> _WORK INSTRUCTIONS_:
Print the records below exactly, starting at the first line and stopping after the line that contains "import pandas as pd". Leave out any pictures.

> _SUPPLIED DATA_:
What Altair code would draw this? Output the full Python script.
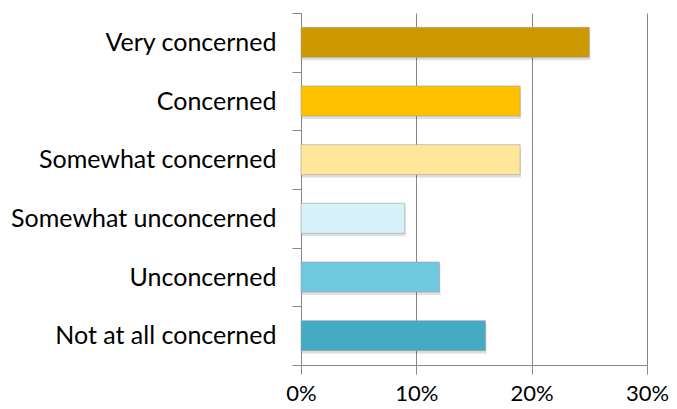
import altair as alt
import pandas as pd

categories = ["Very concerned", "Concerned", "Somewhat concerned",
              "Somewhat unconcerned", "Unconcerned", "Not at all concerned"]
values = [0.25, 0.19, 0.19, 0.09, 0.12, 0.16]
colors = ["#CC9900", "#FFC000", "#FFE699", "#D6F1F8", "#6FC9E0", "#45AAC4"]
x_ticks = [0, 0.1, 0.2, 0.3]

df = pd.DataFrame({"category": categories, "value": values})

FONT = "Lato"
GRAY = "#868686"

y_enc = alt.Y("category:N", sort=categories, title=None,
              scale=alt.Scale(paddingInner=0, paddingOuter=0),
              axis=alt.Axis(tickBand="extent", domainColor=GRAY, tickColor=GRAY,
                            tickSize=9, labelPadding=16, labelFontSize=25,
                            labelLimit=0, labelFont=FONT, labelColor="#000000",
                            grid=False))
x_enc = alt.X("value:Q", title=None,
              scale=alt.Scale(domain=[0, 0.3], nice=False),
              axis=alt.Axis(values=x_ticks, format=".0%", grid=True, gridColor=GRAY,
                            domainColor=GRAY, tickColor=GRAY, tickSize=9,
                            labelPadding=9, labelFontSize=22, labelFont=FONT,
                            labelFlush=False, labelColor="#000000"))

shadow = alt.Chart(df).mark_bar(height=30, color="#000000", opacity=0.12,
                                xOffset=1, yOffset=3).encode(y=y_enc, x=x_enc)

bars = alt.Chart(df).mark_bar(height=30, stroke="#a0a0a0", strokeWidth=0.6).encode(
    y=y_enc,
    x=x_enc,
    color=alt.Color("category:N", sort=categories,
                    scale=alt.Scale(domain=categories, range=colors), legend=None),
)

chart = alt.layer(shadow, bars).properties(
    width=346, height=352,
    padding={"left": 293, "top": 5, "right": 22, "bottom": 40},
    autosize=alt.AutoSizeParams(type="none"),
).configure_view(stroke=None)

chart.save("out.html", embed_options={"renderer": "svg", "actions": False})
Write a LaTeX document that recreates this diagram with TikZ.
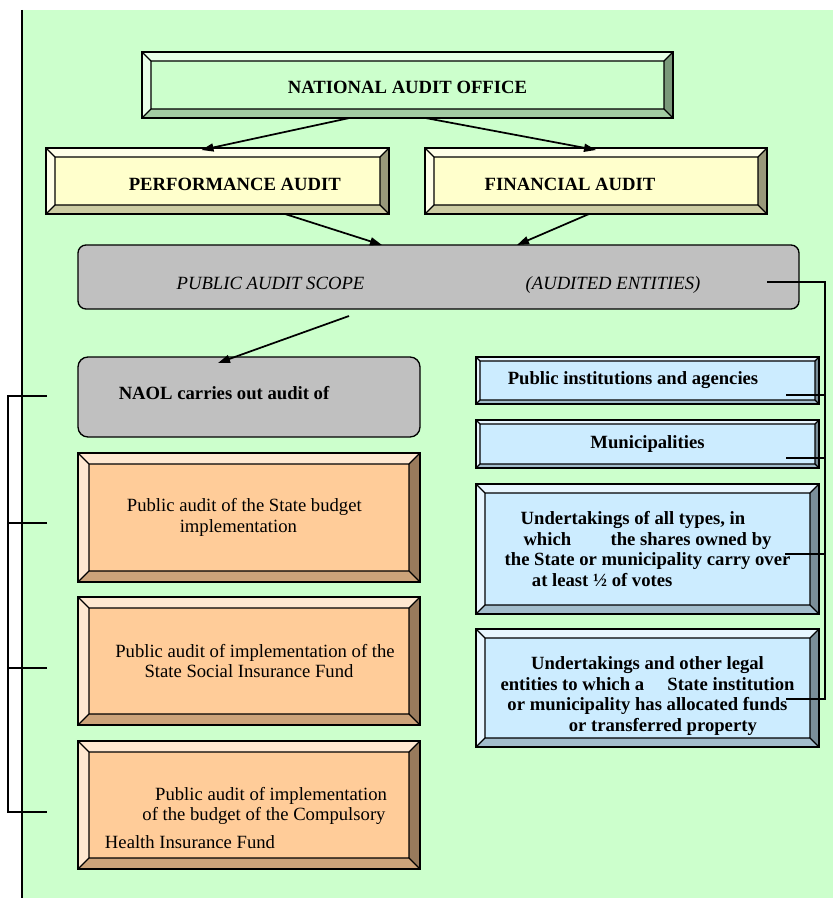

> _COMPLETED EXERCISE_:
What Altair code would draw this? Output the full Python script.
import altair as alt
import pandas as pd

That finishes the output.